A Reexamination of the COnfLUX 2.5D LU Factorization Algorithm
Yuan Tang
TL;DR
The paper reexamines the COnfLUX variant of the 2.5D LU factorization with tournament pivoting, addressing questions about its communication bandwidth bound, empirical validation, and lower-bound derivation. It argues that the original upper-bound analysis underestimates costs due to a 1D decomposition that limits active processor participation, and it provides a corrected bandwidth lower bound of $\Omega(n^2/p^{1/2})$ (or $\Omega(n^2/p^{1/3})$ under certain configurations). It also shows that the empirical study tested only a limited set of processor grids and did not evaluate the claimed optimal configuration, and it criticizes the lower-bound derivation for neglecting$p$-dependent I/O growth and partial participation.

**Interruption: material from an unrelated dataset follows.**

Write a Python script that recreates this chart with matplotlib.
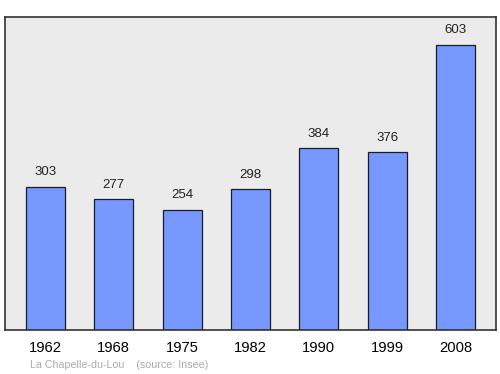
import matplotlib
matplotlib.use("Agg")
import matplotlib.pyplot as plt
import numpy as np

years = ["1962", "1968", "1975", "1982", "1990", "1999", "2008"]
population = [303, 277, 254, 298, 384, 376, 603]

fig = plt.figure(figsize=(5, 3.74), dpi=100)
ax = fig.add_axes([5 / 500, 1 - 330 / 374, 491 / 500, 313 / 374])
ax.set_facecolor("#ebebeb")

x = np.arange(len(years))
ax.bar(x, population, width=0.57, color="#7799ff", edgecolor="#1a1a2a", linewidth=0.9, zorder=2)

for xi, v in zip(x, population):
    ax.text(xi, v + 18, str(v), ha="center", va="bottom", fontsize=9.5, color="#222222",
            family="Liberation Sans")

ax.set_xlim(-0.59, 6.59)
ax.set_ylim(0, 662)
ax.set_yticks([])
ax.set_xticks(x)
ax.set_xticklabels(years, fontsize=10.6, family="Liberation Sans")
ax.tick_params(axis="x", length=0, pad=8)
for s in ax.spines.values():
    s.set_color("#333333")
    s.set_linewidth(1.2)

fig.text(30 / 500, 1 - 365 / 374, "La Chapelle-du-Lou    (source: Insee)", fontsize=7.7,
         color="#aaaaaa", family="Liberation Sans", va="center")

fig.savefig("out.png", dpi=100)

Overall, the work aims to enhance understanding and spur more rigorous analyses in parallel matrix factorization, with implications for designing and evaluating bandwidth-optimal LU algorithms.
Abstract
This article conducts a reexamination of the research conducted by Kwasniewski et al., focusing on their adaptation of the 2.5D LU factorization algorithm with tournament pivoting, known as \func{COnfLUX}. Our reexamination reveals potential concerns regarding the upper bound, empirical investigation methods, and lower bound, despite the original study providing a theoretical foundation and an instantiation of the proposed algorithm. This paper offers a reexamination of these matters, highlighting probable shortcomings in the original investigation. Our observations are intended to enhance the development and comprehension of parallel matrix factorization algorithms.